1. Field of the Invention
The present invention relates to a timing generator for generating a timing signal of a predetermined period, a testing device testing an electronic device, and a skew adjusting method adjusting a skew between interleaved signals in a timing generator using an interleaving method.
2. Description of Related Art
Conventionally, there is known a circuit that generates a set signal and a reset signal of a desired phase and inputs the signals to a set/reset latch to generate a desired pattern. Such a circuit is used in a timing generator that generates a timing signal for a device such as a semiconductor testing device, and generates a timing signal of a desired pattern.
Such a timing generator includes a plurality of set/reset latches to generate a plurality of timing signals at the same time, in order to test a plurality of devices under test and a plurality of pins of the device under test at the same time. Moreover, it is necessary to divide a set signal of a desired phase into a plurality of signals and a reset signal of a desired phase into a plurality of signals corresponding to the plurality of set/reset latches.
FIG. 8 is a view showing a conventional timing generator 400. As described above, the timing generator 400 includes a plurality of set/reset latches 410, a set circuit 420, and a reset circuit 430. Since the set circuit 420 and the reset circuit 430 have the same configuration, it will be described about a configuration of the set circuit 420.
The set circuit 420 includes a variable delay circuit for phase control 440 for controlling a phase of a set signal in accordance with a desired phase and a plurality of variable delay circuits for skew adjustment 450 for adjusting a skew between the divided set signals in order to supply the signals to the plurality of set/reset latches 410. For example, when generating four timing signals, the four set/reset latches 410 and the four variable delay circuits for skew adjustment 450 are required, and thus the set signal is divided into four signals.
Moreover, the set circuit 420 generates a set signal based on a reference clock of a semiconductor testing device. However, since the frequency of reference clock is constant, the set circuit 420 interleaves the reference clock to generate the set signal when generating a timing signal of a higher frequency. As shown in FIG. 8, when performing two-way interleaving, the set circuit 420 has two variable delay circuits for phase control 440. Thus, the set circuit 420 generates the first set signal and the second set signal that are controlled respectively to have a desired phase, in which the phases are different from each other by half cycle.

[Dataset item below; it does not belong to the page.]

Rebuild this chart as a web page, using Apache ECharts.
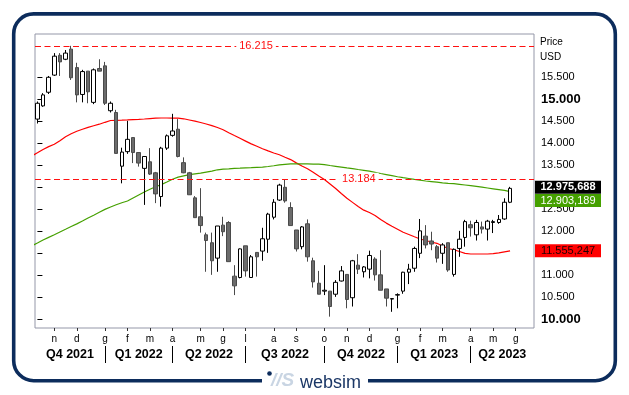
<!DOCTYPE html>
<html><head><meta charset="utf-8">
<script src="https://cdn.jsdelivr.net/npm/echarts@6/dist/echarts.min.js"></script>
<style>html,body{margin:0;padding:0;background:#fff;}#c{width:629px;height:395px;}</style>
</head><body><div id="c"></div>
<script>
// ---- DATA (weekly candles, USD) ----
const firstWeek = [2021, 9, 15];   // Friday 15 Oct 2021
const extraWeeks = 4;              // empty weeks shown after the last candle
const opens = [14550,14850,15160,15550,16000,15910,16140,15720,15110,15640,
  14930,15700,15760,14740,14700,13480,13810,14130,13790,13430,
  13580,13330,12790,13890,14180,14320,13560,13330,12760,12330,
  11920,11740,11390,12140,12200,10980,10950,11670,10950,11520,
  11550,11820,12320,12710,13000,12540,12030,11650,12170,11330,
  10820,10640,10640,10570,10870,11020,10490,11230,11080,11140,
  11370,11010,10690,10460,10550,10640,11070,11160,11500,11890,
  11780,11650,11500,11740,11020,11610,11860,12150,11920,12100,
  12050,12200,12200,12280,12660];
const closes = [14910,15100,15500,15980,15850,16050,15490,15100,15630,15170,
  15670,15640,14910,14910,13770,13800,14090,13790,13550,13700,
  13300,12850,13890,14170,14280,13700,13330,12830,12310,12130,
  11790,11330,12120,11990,11310,10760,11600,11100,11420,11420,
  11830,12390,12660,13050,12690,12130,11600,12100,11420,10850,
  10570,10660,10290,10840,11100,10450,11330,11140,11190,11450,
  11010,10660,10480,10470,10560,11070,11140,11610,12010,11690,
  11710,11390,11690,11120,11590,11820,12220,12080,12200,12050,
  12230,12220,12270,12660,12975.688];
const lows = [14450,14830,15120,15530,15530,15890,15440,14930,14930,14910,
  14890,15640,14870,14700,13770,13090,13760,13550,13470,12600,
  13280,12640,12560,13850,14150,13680,13320,12825,12310,11970,
  11080,11010,11080,11890,11310,10550,10930,10970,10950,10970,
  11330,11510,12270,12690,12650,12130,11540,11590,11310,10720,
  10570,10550,10060,10510,10860,10250,10290,11030,10950,10930,
  10880,10660,10290,10170,10250,10580,10800,11080,11390,11610,
  11570,11290,11260,11080,10970,11420,11650,11880,11790,11950,
  11790,11960,12170,12260,12640];
const highs = [14950,15140,15530,16050,16050,16120,16215,15830,15670,15640,
  15700,15910,15850,14950,14760,13900,14510,14130,13790,13710,
  13890,13350,13920,14200,14670,14550,13680,13350,12800,12980,
  11970,11970,12120,12330,12230,11230,11610,11670,11460,11520,
  12080,12420,12730,13080,13170,12660,12030,12120,12270,11400,
  11100,11230,10640,10890,11210,11020,11350,11480,11210,11560,
  11410,11570,10690,10480,10590,11080,11260,11650,12280,12140,
  11990,11690,11730,11740,11610,12010,12260,12240,12260,12220,
  12260,12260,12370,12750,13010];
// moving averages, first value is the week before the first candle
const maRed = [13711,13784,13859,13925,13977,14059,14148,14216,14273,14318,
  14361,14398,14434,14477,14518,14523,14527,14532,14539,14545,
  14552,14561,14570,14575,14575,14573,14570,14557,14530,14502,
  14473,14439,14402,14359,14307,14241,14177,14114,14050,13986,
  13932,13877,13827,13780,13739,13684,13630,13555,13484,13420,
  13341,13257,13175,13075,12973,12859,12750,12657,12564,12480,
  12427,12359,12266,12186,12116,12048,11977,11927,11875,11825,
  11791,11757,11727,11666,11609,11580,11541,11498,11484,11484,
  11484,11484,11493,11511,11534,11555.247];
const maGreen = [11670,11734,11802,11861,11920,11984,12045,12107,12168,12234,
  12302,12366,12432,12498,12552,12602,12648,12689,12757,12825,
  12893,12957,13011,13061,13120,13184,13230,13261,13289,13307,
  13320,13343,13366,13398,13411,13420,13430,13434,13441,13445,
  13452,13459,13473,13489,13509,13523,13530,13530,13530,13530,
  13527,13525,13516,13495,13477,13459,13441,13425,13405,13386,
  13366,13341,13314,13289,13264,13239,13218,13200,13180,13161,
  13143,13130,13116,13102,13091,13082,13068,13052,13036,13020,
  13002,12984,12966,12948,12930,12903.189];
const levels = [16215, 13184];
const yTicks = [10000,10500,11000,11500,12000,12500,13000,13500,14000,14500,15000,15500];
const monthLetters = ['g','f','m','a','m','g','l','a','s','o','n','d'];

// ---- LAYOUT ----
const X_MIN = -0.43, X_MAX = 88.25, Y_MIN = 9802, Y_MAX = 16484;
const levelLabelPos = [0.443, 0.649];
const FONT = 'Liberation Sans, Arial, Helvetica, sans-serif';

function itFmt(v, dec) {
  const s = Number(v).toFixed(dec);
  let parts = s.split('.');
  let ip = parts[0].replace(/\B(?=(\d{3})+(?!\d))/g, '.');
  return parts[1] ? ip + ',' + parts[1] : ip;
}

// weeks (categories)
const weeks = [];
const t0 = Date.UTC(firstWeek[0], firstWeek[1], firstWeek[2]);
for (let i = -1; i < opens.length + extraWeeks; i++) weeks.push(new Date(t0 + i * 7 * 86400000));
const weekAt = i => weeks[i + 1];
const monthTicks = [], monthTickLabels = [], qSeps = [], qNames = [];
for (let i = 0; i < opens.length + extraWeeks; i++) {
  const d = weekAt(i), p = weekAt(i - 1);
  if (d.getUTCMonth() !== p.getUTCMonth() && i <= X_MAX) {
    monthTicks.push(i); monthTickLabels.push(monthLetters[d.getUTCMonth()]);
    if (d.getUTCMonth() % 3 === 0) qSeps.push(i);
  }
}
const bounds = [X_MIN].concat(qSeps, [X_MAX]);
const qCenters = [];
for (let k = 0; k < bounds.length - 1; k++) {
  const mid = (bounds[k] + bounds[k + 1]) / 2;
  qCenters.push(mid);
  const d = weekAt(Math.max(0, Math.ceil(bounds[k])));
  qNames.push('Q' + (Math.floor(d.getUTCMonth() / 3) + 1) + ' ' + d.getUTCFullYear());
}

const candleData = opens.map((o, i) => [i, o, closes[i], lows[i], highs[i]]);
const redData = maRed.map((v, i) => [i - 1, v]);
const greenData = maGreen.map((v, i) => [i - 1, v]);
const lastIdx = opens.length - 1;

function boxPoint(value, bg, fg, bold, dy) {
  return {
    coord: [X_MAX, value], symbol: 'rect', symbolSize: [66, 13], symbolOffset: [34, dy],
    itemStyle: { color: bg },
    label: { show: true, position: 'inside', formatter: itFmt(value, 3), color: fg,
      fontFamily: FONT, fontSize: 11, fontWeight: bold ? 'bold' : 'normal' }
  };
}

const chart = echarts.init(document.getElementById('c'), null, { renderer: 'canvas' });
chart.setOption({
  animation: false,
  backgroundColor: '#fff',
  grid: { left: 35, top: 34, width: 499, height: 294, show: true, borderColor: '#9497a8', borderWidth: 1, backgroundColor: '#fff' },
  xAxis: [{
    type: 'value', min: X_MIN, max: X_MAX, position: 'bottom',
    axisLine: { show: false }, splitLine: { show: false },
    axisTick: { show: true, customValues: monthTicks, length: 3, lineStyle: { color: '#333' } },
    axisLabel: { customValues: monthTicks, margin: 6, fontSize: 10, color: '#000', fontFamily: FONT,
      formatter: v => monthTickLabels[monthTicks.indexOf(v)] || '' }
  }, {
    type: 'value', min: X_MIN, max: X_MAX, position: 'bottom', offset: 18,
    axisLine: { show: false }, splitLine: { show: false },
    axisTick: { show: true, customValues: qSeps, length: 17, lineStyle: { color: '#000' } },
    axisLabel: { customValues: qCenters, margin: 2, fontSize: 12.5, fontWeight: 'bold', color: '#000', fontFamily: FONT,
      formatter: v => { let k = 0, best = 1e9; qCenters.forEach((c, j) => { if (Math.abs(c - v) < best) { best = Math.abs(c - v); k = j; } }); return qNames[k]; } }
  }],
  yAxis: {
    type: 'value', position: 'right', min: Y_MIN, max: Y_MAX,
    axisLine: { show: false }, splitLine: { show: false },
    axisTick: { show: true, customValues: yTicks, length: 5, lineStyle: { color: '#000' } },
    axisLabel: { customValues: yTicks, margin: 7, color: '#000', fontFamily: FONT, fontSize: 11,
      formatter: v => (v % 5000 === 0 ? '{b|' + itFmt(v, 0) + '}' : itFmt(v, 0)),
      rich: { b: { fontWeight: 'bold', fontSize: 13, color: '#000', fontFamily: FONT } } }
  },
  series: [{
    type: 'line', data: redData, symbol: 'none', silent: true,
    lineStyle: { color: '#ff0000', width: 1.2 }, z: 3,
    markPoint: { silent: true, data: [boxPoint(maRed[maRed.length - 1], '#ff0000', '#200000', false, 0)] }
  }, {
    type: 'line', data: greenData, symbol: 'none', silent: true,
    lineStyle: { color: '#45a000', width: 1.2 }, z: 3,
    markPoint: { silent: true, data: [boxPoint(maGreen[maGreen.length - 1], '#45a000', '#ffffff', false, 9)] }
  }, {
    type: 'candlestick', data: candleData, barWidth: 4, z: 4,
    itemStyle: { color: '#ffffff', color0: '#6b6b6b', borderColor: '#000000', borderColor0: '#4a4a4a', borderWidth: 1 },
    markLine: {
      silent: true, symbol: 'none', label: { show: false },
      lineStyle: { type: [6, 3.5], color: '#ff1010', width: 1 },
      data: levels.map(v => ({ yAxis: v }))
    },
    markPoint: {
      silent: true,
      data: levels.map((v, k) => ({
        coord: [X_MIN + levelLabelPos[k] * (X_MAX - X_MIN), v], symbol: 'rect', symbolSize: 1,
        itemStyle: { color: 'rgba(0,0,0,0)' },
        label: { show: true, position: 'inside', formatter: itFmt(v, 0), color: '#ff1010', fontSize: 11,
          fontFamily: FONT, backgroundColor: '#fff', padding: [1, 3] }
      })).concat([boxPoint(closes[lastIdx], '#000000', '#ffffff', true, -1)])
    }
  }],
  graphic: [
    { type: 'rect', shape: { x: 13.7, y: 13.9, width: 601.6, height: 366.8, r: 20 },
      style: { fill: 'none', stroke: '#0c2c5c', lineWidth: 3.6 }, silent: true, z: 10 },
    { type: 'rect', shape: { x: 262, y: 370, width: 106, height: 25 }, style: { fill: '#fff' }, silent: true, z: 11 },
    { type: 'circle', shape: { cx: 269.5, cy: 373.5, r: 2.3 }, style: { fill: '#0c2c5c' }, silent: true, z: 12 },
    { type: 'text', x: 271, y: 390, style: { text: '//S', fill: '#c9d5e3', font: 'italic bold 19px ' + FONT, textVerticalAlign: 'bottom' }, silent: true, z: 12 },
    { type: 'text', x: 300, y: 392, style: { text: 'websim', fill: '#1b3766', font: '18px ' + FONT, textVerticalAlign: 'bottom' }, silent: true, z: 12 },
    { type: 'text', x: 540, y: 42, style: { text: 'Price', fill: '#000', font: '10px ' + FONT, textVerticalAlign: 'middle' }, silent: true },
    { type: 'text', x: 540, y: 57, style: { text: 'USD', fill: '#000', font: '10px ' + FONT, textVerticalAlign: 'middle' }, silent: true }
  ]
});
</script></body></html>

Moreover, in this case, the eight variable delay circuits for skew adjustment 450 are required to respectively divide the first set signal and the second set signal into four signals. Then, OR circuits 460 respectively generate a logical sum of the first set signal and the second set signal to supply the logical sum to the set/reset latch 410 as the set signal. In this case, the variable delay circuits for skew adjustment 450 adjust a skew between the first set signal and the second set signal in addition to a skew between the timing signals.
However, in a case where the conventional timing generator 400 generates the set signal and the reset signal by the interleaving method as described above, a plurality of variable delay circuits for skew adjustment 450 is required. For this reason, there has been a problem that the power consumption of the timing generator 400 increases. Particularly, since it is required that a variable delay circuit for adjusting a skew generate a highly precise delay, there are required a circuit and a control for reducing a variation in a delay amount by the change of working factor, thereby increasing the power consumption.